SET PROBLEM: Skip the pictures. Set down, word for word, the lines from the start of the material up to and including the line with "-- (#1.south east)".

DATASET EXCERPT:
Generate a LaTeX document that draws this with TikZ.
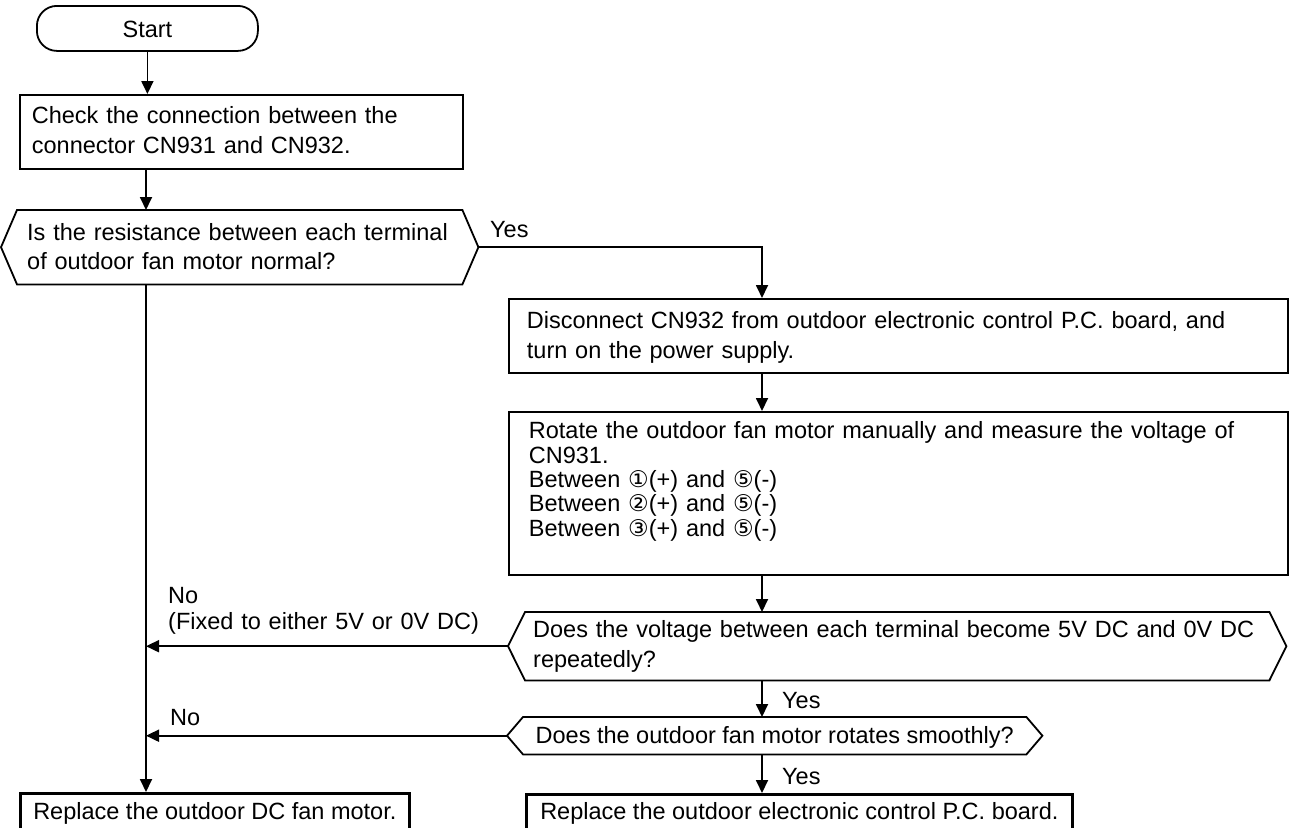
\documentclass[tikz,border=0pt]{standalone}
\usepackage{fontspec}
\setmainfont{Liberation Sans}
\newfontfamily\symfont{DejaVu Sans}
\usetikzlibrary{arrows.meta}

\newcommand{\cnum}[1]{{\symfont\fontsize{23}{24.3}\selectfont #1}}
\newcommand{\hexframe}[2]{%
  \draw[plain] (#1.north west) -- (#1.north east) -- ([xshift=#2]#1.east)
    -- (#1.south east) -- (#1.south west) -- ([xshift=-#2]#1.west) -- cycle;}

\begin{document}
\begin{tikzpicture}[
    x=1pt, y=-1pt,
    every node/.style={font=\fontsize{23.5}{29.5}\selectfont},
    startbox/.style={draw, line width=1.8pt, rounded corners=20pt, anchor=north west, minimum width=221pt, minimum height=45pt, inner sep=0pt, text height=17.5pt, text depth=0pt},
    box/.style={draw, line width=1.8pt, anchor=north west, inner ysep=0pt, align=left},
    decision/.style={anchor=north west, inner ysep=0pt, align=left},
    final/.style={draw, line width=2.7pt, anchor=north west, inner ysep=0pt},
    tagtext/.style={anchor=base west, inner sep=0pt},
    arrow/.style={-{Triangle[length=13pt, width=12pt]}, line width=1.8pt},
    plain/.style={line width=1.8pt}
]
    \useasboundingbox (0,0) rectangle (1289,827);
    \clip (0,0) rectangle (1289,827);

    \node[startbox] (start) at (36,5) {Start};
    \node[box, inner xsep=12pt, text width=419pt, text height=29pt, text depth=45pt] (check) at (19,94)
        {Check the connection between the\\connector CN931 and CN932.};
    \node[decision, inner xsep=10pt, text width=425pt, text height=30pt, text depth=44pt] (resist) at (17,210)
        {Is the resistance between each terminal\\of outdoor fan motor normal?};
    \node[box, inner xsep=18pt, text width=743pt, text height=30pt, text depth=44pt] (unplug) at (508,298)
        {Disconnect CN932 from outdoor electronic control P.C. board, and\\turn on the power supply.};
    \node[box, inner xsep=20pt, text width=739pt, text height=27pt, text depth=136pt, font=\fontsize{23.5}{24.3}\selectfont] (measure) at (508,411)
        {Rotate the outdoor fan motor manually and measure the voltage of\\CN931.\\
         Between \cnum{①}(+) and \cnum{⑤}(-)\\Between \cnum{②}(+) and \cnum{⑤}(-)\\Between \cnum{③}(+) and \cnum{⑤}(-)};
    \node[decision, inner xsep=8pt, text width=728pt, text height=25pt, text depth=43pt, font=\fontsize{23.5}{30}\selectfont] (pulse) at (525,612)
        {Does the voltage between each terminal become 5V DC and 0V DC\\repeatedly?};
    \node[decision, inner xsep=10pt, minimum width=503pt, text height=26pt, text depth=11pt] (smooth) at (523,717)
        {Does the outdoor fan motor rotates smoothly?};
    \node[final, inner xsep=10pt, minimum width=389pt, text height=26pt, text depth=32pt] (fanmotor) at (19,792)
        {Replace the outdoor DC fan motor.};
    \node[final, inner xsep=10pt, minimum width=546pt, text height=25pt, text depth=32pt] (pcboard) at (525,793)
        {Replace the outdoor electronic control P.C. board.};

    \hexframe{resist}{16pt}
    \hexframe{pulse}{17pt}
    \hexframe{smooth}{16pt}

    \coordinate (spine) at (146,0);
    \coordinate (col) at (762,0);
    \coordinate (resist-e) at ([xshift=16pt]resist.east);
    \coordinate (pulse-w) at ([xshift=-17pt]pulse.west);
    \coordinate (smooth-w) at ([xshift=-16pt]smooth.west);

    \draw[arrow] (start.south) -- (start.south |- check.north);
    \draw[arrow] (check.south -| spine) -- (resist.north -| spine);
    \draw[arrow] (resist.south -| spine) -- (fanmotor.north -| spine);
    \draw[arrow] (resist-e) -| (unplug.north -| col);
    \draw[arrow] (unplug.south -| col) -- (measure.north -| col);
    \draw[arrow] (measure.south -| col) -- (pulse.north -| col);
    \draw[arrow] (pulse.south -| col) -- (smooth.north -| col);
    \draw[arrow] (smooth.south -| col) -- (pcboard.north -| col);
    \draw[arrow] (pulse-w) -- (pulse-w -| spine);
    \draw[arrow] (smooth-w) -- (smooth-w -| spine);

    \node[tagtext] (yes1) at (490,237) {Yes};
    \node[tagtext, text width=330pt, align=left, font=\fontsize{23.5}{26}\selectfont] (no1) at (168,603)
        {No\\(Fixed to either 5V or 0V DC)};
    \node[tagtext] (no2) at (170,725) {No};
    \node[tagtext] (yes2) at (782,708) {Yes};
    \node[tagtext] (yes3) at (782,784) {Yes};
\end{tikzpicture}
\end{document}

WORKED SOLUTION:
Generate a LaTeX document that draws this with TikZ.
\documentclass[tikz,border=0pt]{standalone}
\usepackage{fontspec}
\setmainfont{Liberation Sans}
\newfontfamily\symfont{DejaVu Sans}
\usetikzlibrary{arrows.meta}

\newcommand{\cnum}[1]{{\symfont\fontsize{23}{24.3}\selectfont #1}}
\newcommand{\hexframe}[2]{%
  \draw[plain] (#1.north west) -- (#1.north east) -- ([xshift=#2]#1.east)
    -- (#1.south east) -- (#1.south west) -- ([xshift=-#2]#1.west) -- cycle;}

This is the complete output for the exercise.